The most thoughtful critique of Star Wars I have read has not come from a theorist of "visual culture," but instead from the science fiction author David Brin. He wrote an infamous pieces for Salon in reaction to the prequels that spawned a book call Star Wars on Trial. Brin's critique is damning and sharp, and great fun to read. I have corresponded a little with Brin - he is a hero of mine, I have read him since high school. I love that his wide eyed optimism is harnessed to a contentious and contrarian nature. Brin thinks I am bonkers for wasting any time thinking about Star Wars. Brin champions Star Trek as pro-science and democratic in opposition to the feudal mysticism of Star Wars. For what its worth I think Star Trek is self congratulatory boosterism and unexamined modernist and Utopian (but I do like me a Star Trek movie).
Again Brin's perspective is the perspective is literary, he is a writer just like Jameson, Mitchell, Hickey, and Glenn. Very much unlike Jenkins, he is a commercial author who has a very different perspective on the Star Wars universe. Very much more like Hickey, he deeply resents the shelf space that the Star Wars novels gobble up, he sees it as displacing much needed room for more original writing. I have never read a Star Wars novel, but that seems like a totally legitimate complaint. The point is all these guys write, so it is natural that they think about the world in terms of literature. That does Star Wars a disservice however, it is an object made at a particular time and a particular place. 
I obviously write too, but I come to late in life. I am sculptor. I make things, and when I watch film it is from that position that I observe the action on screen.

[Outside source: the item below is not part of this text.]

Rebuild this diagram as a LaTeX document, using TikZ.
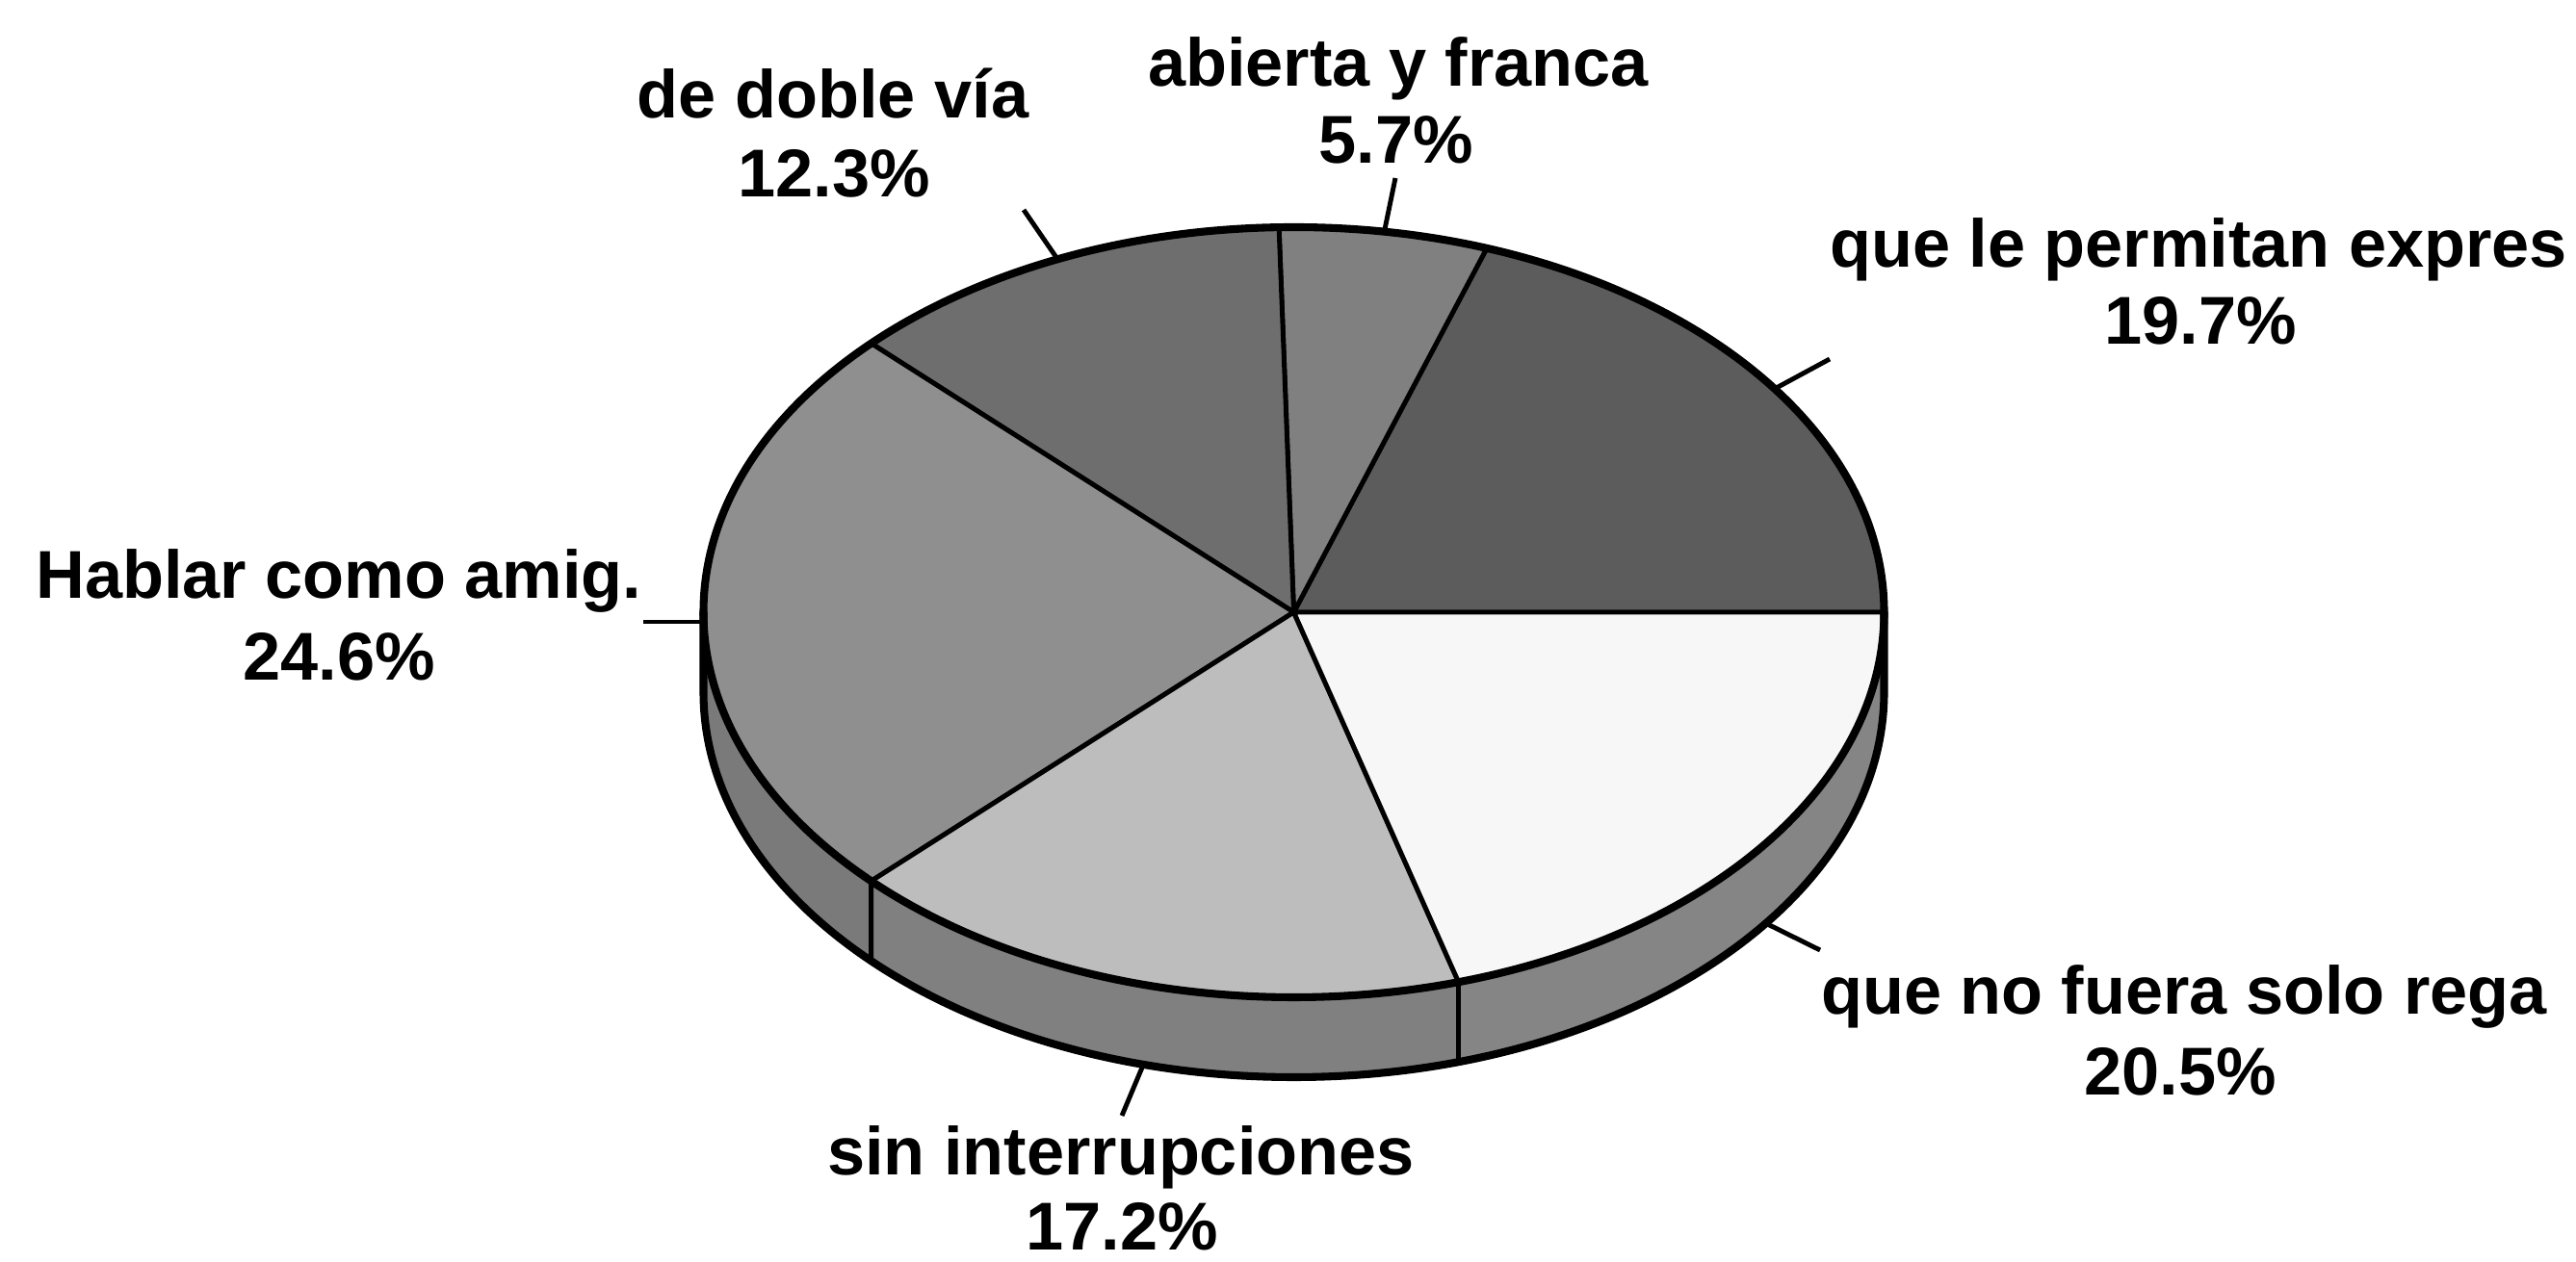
\documentclass[tikz,border=0pt]{standalone}
\usepackage{fontspec}
\setmainfont{Liberation Sans}
\usetikzlibrary{calc}
\definecolor{cPerm}{gray}{0.36}
\definecolor{cAbi}{gray}{0.50}
\definecolor{cDob}{gray}{0.43}
\definecolor{cHab}{gray}{0.56}
\definecolor{cSin}{gray}{0.74}
\definecolor{cNof}{gray}{0.97}
\definecolor{cHabSide}{gray}{0.48}
\definecolor{cSinSide}{gray}{0.50}
\definecolor{cNofSide}{gray}{0.52}
\begin{document}
\begin{tikzpicture}[
  lbl/.style={font=\fontsize{20}{24}\selectfont\bfseries, anchor=base, inner sep=0pt},
  rim/.style={line width=2.3pt, line join=round, line cap=round},
  sepline/.style={line width=1.4pt, line join=round},
  tickline/.style={line width=1.4pt},
]
\useasboundingbox (0,0) rectangle (26.75,13.11);
\coordinate (C) at (13.435,6.75);
\coordinate (Cb) at (13.435,5.92);

% side faces
\filldraw[fill=cHabSide, sepline] ($(C)+(180:6.13 and 4.00)$)
  arc[start angle=180, end angle=224.28, x radius=6.13, y radius=4.00]
  -- ++(0,-0.83)
  arc[start angle=224.28, end angle=180, x radius=6.13, y radius=4.00] -- cycle;
\filldraw[fill=cSinSide, sepline] ($(C)+(224.28:6.13 and 4.00)$)
  arc[start angle=224.28, end angle=286.2, x radius=6.13, y radius=4.00]
  -- ++(0,-0.83)
  arc[start angle=286.2, end angle=224.28, x radius=6.13, y radius=4.00] -- cycle;
\filldraw[fill=cNofSide, sepline] ($(C)+(286.2:6.13 and 4.00)$)
  arc[start angle=286.2, end angle=360, x radius=6.13, y radius=4.00]
  -- ++(0,-0.83)
  arc[start angle=360, end angle=286.2, x radius=6.13, y radius=4.00] -- cycle;

% top slices
\filldraw[fill=cPerm, sepline] (C) -- ($(C)+(0:6.13 and 4.00)$)
  arc[start angle=0, end angle=70.92, x radius=6.13, y radius=4.00] -- cycle;
\filldraw[fill=cAbi, sepline] (C) -- ($(C)+(70.92:6.13 and 4.00)$)
  arc[start angle=70.92, end angle=91.44, x radius=6.13, y radius=4.00] -- cycle;
\filldraw[fill=cDob, sepline] (C) -- ($(C)+(91.44:6.13 and 4.00)$)
  arc[start angle=91.44, end angle=135.72, x radius=6.13, y radius=4.00] -- cycle;
\filldraw[fill=cHab, sepline] (C) -- ($(C)+(135.72:6.13 and 4.00)$)
  arc[start angle=135.72, end angle=224.28, x radius=6.13, y radius=4.00] -- cycle;
\filldraw[fill=cSin, sepline] (C) -- ($(C)+(224.28:6.13 and 4.00)$)
  arc[start angle=224.28, end angle=286.2, x radius=6.13, y radius=4.00] -- cycle;
\filldraw[fill=cNof, sepline] (C) -- ($(C)+(286.2:6.13 and 4.00)$)
  arc[start angle=286.2, end angle=360, x radius=6.13, y radius=4.00] -- cycle;

% outline
\draw[rim] (C) ellipse[x radius=6.13, y radius=4.00];
\draw[rim] ($(C)+(180:6.13 and 4.00)$) -- ++(0,-0.83)
  arc[start angle=180, end angle=360, x radius=6.13, y radius=4.00] -- ++(0,0.83);

% labels
\node[lbl] (l1) at (8.65,11.88) {de doble vía};
\node[lbl] (p1) at (8.66,11.06) {12.3\%};
\node[lbl] (l2) at (14.52,12.21) {abierta y franca};
\node[lbl] (p2) at (14.50,11.41) {5.7\%};
\node[lbl] (l3) at (22.83,10.33) {que le permitan expres};
\node[lbl] (p3) at (22.85,9.53) {19.7\%};
\node[lbl] (l4) at (3.52,6.89) {Hablar como amig.};
\node[lbl] (p4) at (3.52,6.04) {24.6\%};
\node[lbl] (l5) at (22.68,2.57) {que no fuera solo rega};
\node[lbl] (p5) at (22.64,1.73) {20.5\%};
\node[lbl] (l6) at (11.64,0.90) {sin interrupciones};
\node[lbl] (p6) at (11.65,0.12) {17.2\%};

% leader ticks
\coordinate (t1a) at ($(C)+(113.58:6.13 and 4.00)$);
\coordinate (t1b) at (10.63,10.93);
\coordinate (t2a) at ($(C)+(81.18:6.13 and 4.00)$);
\coordinate (t2b) at (14.49,11.26);
\coordinate (t3a) at ($(C)+(35.46:6.13 and 4.00)$);
\coordinate (t3b) at (19.00,9.38);
\coordinate (t4a) at (7.31,6.65);
\coordinate (t4b) at (6.68,6.65);
\coordinate (t5a) at ($(Cb)+(323.1:6.13 and 4.00)$);
\coordinate (t5b) at (18.90,3.24);
\coordinate (t6a) at ($(Cb)+(255.24:6.13 and 4.00)$);
\coordinate (t6b) at (11.65,1.52);
\draw[tickline] (t1a) -- (t1b);
\draw[tickline] (t2a) -- (t2b);
\draw[tickline] (t3a) -- (t3b);
\draw[tickline] (t4a) -- (t4b);
\draw[tickline] (t5a) -- (t5b);
\draw[tickline] (t6a) -- (t6b);
\end{tikzpicture}
\end{document}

I am not interested in rehashing the story of Star Wars either as an updating of The Hero with a Thousand Faces, or as capitalism fantasies of feudal imperialism. I am not much interested in the phenomenon of fandom, nor am I resentful of blockbusters (unless they are as malignantly amoral as Hanibal, or contemptuous and misanthropic as The Transformers). The difference between my diagram and Glenn's is not that I didn't understand how "Semiotic Squares" work - it's that he thought I was mapping a story when I was actually mapping a thing; a thing made by a particular group of people, at a particular time and place.
John Powers poking away at Terminal and George Lucas poking at the Death Star.